A great memory is fundamental to performing well at university. Tackling exams, assignments and assessments can be difficult but there are ways to boost your memory storage, and most of them have nothing to do with studying.
Here are five different areas that have a profound impact on memory retention.
Getting plenty of rest is important but Rapid Eye Movement (REM) sleep is especially crucial. Making up to 25 per cent of a cycle, REM normally occurs about 90 minutes after falling asleep and is responsible for the consolidation of special and procedural memory. The majority of dreams also occur during REM sleep.

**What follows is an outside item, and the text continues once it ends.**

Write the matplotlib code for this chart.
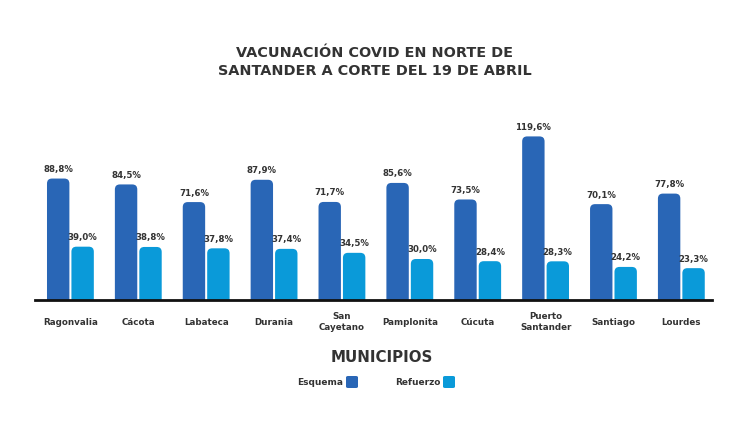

Exercising plays a surprisingly large role when it comes to memory. Physical activity increases cell production in the hippocampus, the sector of the brain associated with memory, but it also serves as a useful distraction when studying to give your mind a rest. Going for a run, hitting the gym or kicking the football can go a long way.
Train your brain
Learning how to play the guitar or mastering a new language are both examples of excellent brain-boosting activities. By developing new skills, the brain is stimulating additional neural pathways that assists in the rapid recall of information, which not only offers short-term gain but may help to reduce the likelihood of severe memory loss later in life.
What you eat can also have a significant influence. Diets rich in antioxidants, omega-3, vitamins and minerals not only strengthen memory but boost energy levels and help prevent brain disease. Due to its high volume of vegetables, wholegrains and fish, the Mediterranean diet is suitable for fighting off memory loss, with salmon, avocado, walnuts, extra virgin olive oil, blueberries and green leafy vegetables among the most retention-friendly foods.
Renowned for its health benefits, green tea is linked with weight loss, reducing anxiety and defending against cancer cell growth. It also enhances the ability to remember information by intensifying the relationship between the frontal lobe (which specialises in advanced thinking) and the parietal lobe (sensory information and language).